American justice is injustice. Aaron Sorkin’s THE TRIAL OF THE CHICAGO 7 (2020) should be a reminder of that. All states exist to serve their own interests, which means those with power suppress those who don’t. America is not uniquely free of such wrongs, and the story of the Chicago Seven is proof. These were seven men who protested the Vietnam War outside the Democratic National Convention in 1968, and were subsequently tried on the flimsy pretence that they conspired to cross state lines to commit violence. Many think pieces will write that THE TRIAL OF THE CHICAGO 7 is a timely movie, because 2020 is itself a year a protest. But the film is not timely. Firstly, it was pitched over a decade ago and was not made with any modern parallels in mind. Secondly, THE TRIAL OF THE CHICAGO 7 is always relevant. Injustice and protest are always under threat, across the world and in America. A film about this history cannot be timely, because that would imply there was time when it was irrelevant. Which is why, at the very least, THE TRIAL OF THE CHICAGO 7 is an important work, about truth, injustice, and righteous anger.


The cast of THE TRIAL OF THE CHICAGO 7 are generally excellent. It is a true ensemble, without a real lead. Everyone will find different standouts among the accomplished cast. From my perspective, it was Mark Rylance, Eddie Redmayne, and Yahya Abdul-Mateen II who were most impressive. This is easily the best thing Redmayne has done, finally a serious role without a gimmick, in a good movie. Rylance is dependable and so delivers again here, though with an American accent for a change. Other cast members also deserve attention for their performances, including Sacha Baron Cohen, Jeremy Strong, Frank Langella, and Michael Keaton in a great cameo role. Langella plays the film’s judge and he is undoubtedly one of the most villainous cinematic creations of the year. It’s just depressing that he plays a real person. Baron Cohen’s character is probably the heart of the movie, alongside Redmayne, and he brings both energy and comedy to the film. The film is never funny, so Baron Cohen keeps it dramatic even with his playful character. Whereas Redmayne is almost a revelation in THE TRIAL OF THE CHICAGO 7, Baron Cohen proves that he is as talented as always. It’s just a shame that awards and acclaim are not kind to comedy actors. The ensemble is rounded out by Joseph Gordon-Levitt, John Carroll Lynch, and Alex Sharp, among others. There is not one bad performance here and THE TRIAL OF THE CHICAGO 7 is a real acting powerhouse.
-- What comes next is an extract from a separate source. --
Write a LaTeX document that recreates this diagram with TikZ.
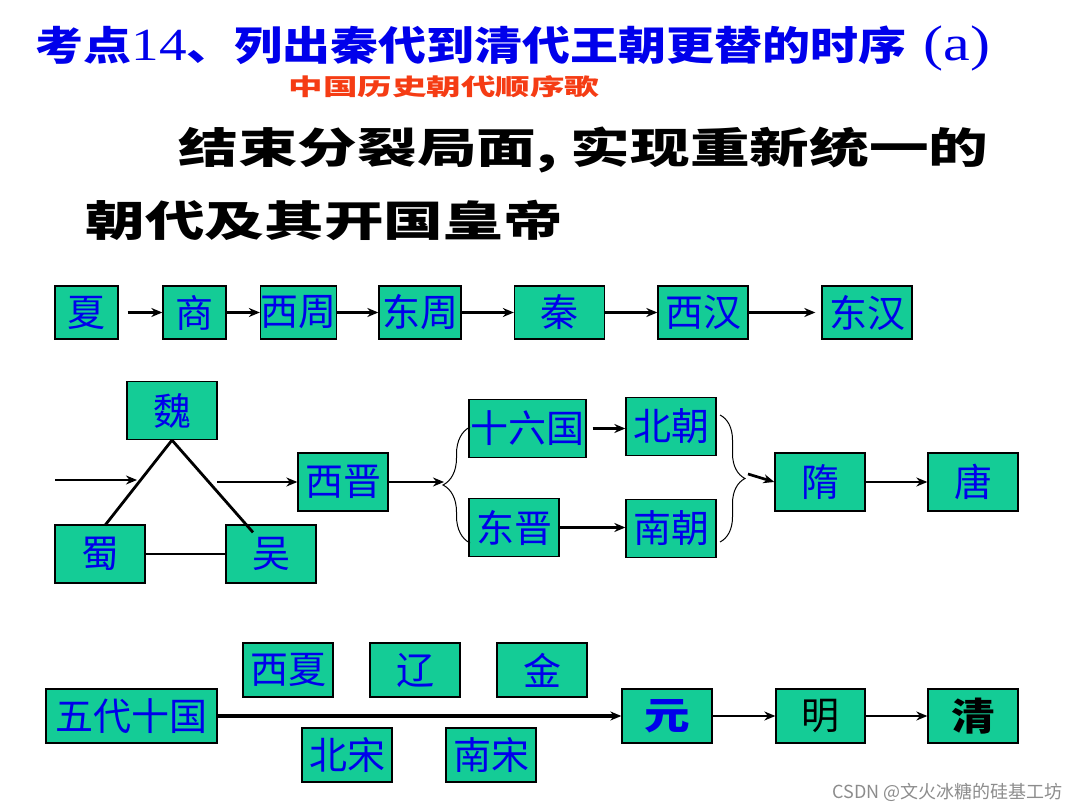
\documentclass[tikz,border=0pt]{standalone}
\usepackage{fontspec}
\usetikzlibrary{arrows.meta,positioning,calc,decorations.pathreplacing}
\newfontfamily\cjk{Noto Sans CJK SC}
\newfontfamily\serifnum{Liberation Serif}
\definecolor{boxgreen}{RGB}{20,204,150}
\definecolor{dynblue}{RGB}{0,0,235}
\definecolor{songred}{RGB}{245,60,20}

\begin{document}
\begin{tikzpicture}[x=1pt,y=-1pt,
  box/.style={draw,line width=1.3pt,fill=boxgreen,inner sep=0pt,text=dynblue,font=\cjk\fontsize{38}{38}\selectfont,minimum width=90pt,minimum height=58pt},
  link/.style={line width=2.7pt,-{Stealth[length=11pt,width=9pt]}},
  bar/.style={line width=2.8pt},
  brace/.style={decorate,line width=1pt}]
\useasboundingbox (0,0) rectangle (1080,810);
% headings
\node[anchor=west,text=dynblue,font=\cjk\bfseries\fontsize{40}{40}\selectfont](title) at (32,48){\scalebox{1.2}[1]{考点{\serifnum\mdseries\fontsize{46}{46}\selectfont 14}、列出秦代到清代王朝更替的时序\hspace{14pt}{\serifnum\mdseries\fontsize{50}{50}\selectfont(a)}}};
\node[anchor=west,text=songred,font=\cjk\bfseries\fontsize{23}{23}\selectfont](song) at (285,87){\scalebox{1.5}[1]{中国历史朝代顺序歌}};
\node[anchor=west,font=\cjk\bfseries\fontsize{42}{42}\selectfont](lineA) at (175,150){\scalebox{1.42}[1]{结束分裂局面, 实现重新统一的}};
\node[anchor=west,font=\cjk\bfseries\fontsize{42}{42}\selectfont](lineB) at (82,220){\scalebox{1.42}[1]{朝代及其开国皇帝}};
% row 1
\node[box,minimum width=63pt,minimum height=53pt](xia) at (86.5,312.5){夏};
\node[box,minimum width=63pt,minimum height=53pt](shang) at (194.5,312.5){商};
\node[box,minimum width=71pt,minimum height=53pt](xizhou) at (298.5,312.5){西周};
\node[box,minimum width=82pt,minimum height=53pt](dongzhou) at (420,312.5){东周};
\node[box,minimum height=53pt](qin) at (559.5,312.5){秦};
\node[box,minimum height=53pt](xihan) at (703,312.5){西汉};
\node[box,minimum height=53pt](donghan) at (867,312.5){东汉};
\draw[link,shorten <=9pt](xia)--(shang);
\draw[link](shang)--(xizhou);
\draw[link](xizhou)--(dongzhou);
\draw[link](dongzhou)--(qin);
\draw[link](qin)--(xihan);
\draw[link,shorten >=6pt](xihan)--(donghan);
% row 2
\node[box](wei) at (172,410.5){魏};
\node[box](shu) at (100,554){蜀};
\node[box](wu) at (271,554){吴};
\node[box](xijin) at (343,482){西晋};
\node[box,minimum width=117pt](shiliu) at (527.5,428.5){十六国};
\node[box](beichao) at (671,426.5){北朝};
\node[box](dongjin) at (514,527.5){东晋};
\node[box](nanchao) at (671,528.5){南朝};
\node[box](sui) at (820,482){隋};
\node[box](tang) at (973,482){唐};
\coordinate (sanin) at (55,480);
\coordinate (sanmid) at (137,480);
\coordinate (sanout) at (217,482);
\draw[link](sanin)--(sanmid);
\draw[bar](wei.south)--($(shu.north)+(5,1)$);
\draw[bar](wei.south)--($(wu.north)+(-18,8)$);
\draw[bar](shu.east)--(wu.west);
\draw[link](sanout)--(xijin.west);
\coordinate (lbtop) at (470,427);
\coordinate (lbbot) at (470,543);
\coordinate (lbtip) at (444,482);
\draw[brace,decoration={brace,amplitude=27pt}](lbbot)--(lbtop);
\draw[link](xijin.east)--(lbtip);
\draw[link,shorten <=6pt](shiliu.east)--(shiliu.east -| beichao.west);
\draw[link](dongjin.east)--(dongjin.east -| nanchao.west);
\coordinate (rbtop) at (720,415);
\coordinate (rbbot) at (720,542);
\coordinate (rbtip) at (748,474);
\draw[brace,decoration={brace,amplitude=25pt}](rbtop)--(rbbot);
\draw[link](rbtip)--(sui.west);
\draw[link](sui)--(tang);
% row 3
\node[box,minimum width=171pt,minimum height=54pt](wudai) at (131.5,716){五代十国};
\node[box,minimum height=54pt](xixia) at (288,670){西夏};
\node[box,minimum height=54pt](liao) at (415,670){辽};
\node[box,minimum height=54pt](jin) at (542,670){金};
\node[box,minimum height=54pt](beisong) at (347,755){北宋};
\node[box,minimum height=54pt](nansong) at (491,755){南宋};
\node[box,minimum height=54pt,font=\cjk\bfseries\fontsize{38}{38}\selectfont](yuan) at (667,716){\scalebox{1.2}[1]{元}};
\node[box,minimum width=89pt,minimum height=54pt,text=black](ming) at (820.5,716){明};
\node[box,minimum height=54pt,text=black,font=\cjk\bfseries\fontsize{38}{38}\selectfont](qing) at (973,716){\scalebox{1.15}[1]{清}};
\draw[link,line width=3.4pt](wudai)--(yuan);
\draw[link](yuan)--(ming);
\draw[link](ming)--(qing);
% watermark
\node[anchor=east,text=black!45,font=\cjk\fontsize{18}{18}\selectfont](mark) at (1066,792){CSDN @文火冰糖的硅基工坊};
\end{tikzpicture}
\end{document}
THE TRIAL OF THE CHICAGO 7 is a compelling dive into leftist politics and historical injustice. There is some dramatic license, but it is a true story that is worth knowing about. The film does draw on some very cheesy plot developments, especially towards the end, to make everything digestible. Yet that doesn’t detract from proceedings. The film is about a system that wants to stop protest. That makes it worthwhile, despite all flaws. It’s a well-acted and well-constructed movie. It may be very pedestrian, but it’s also important and worthy of attention.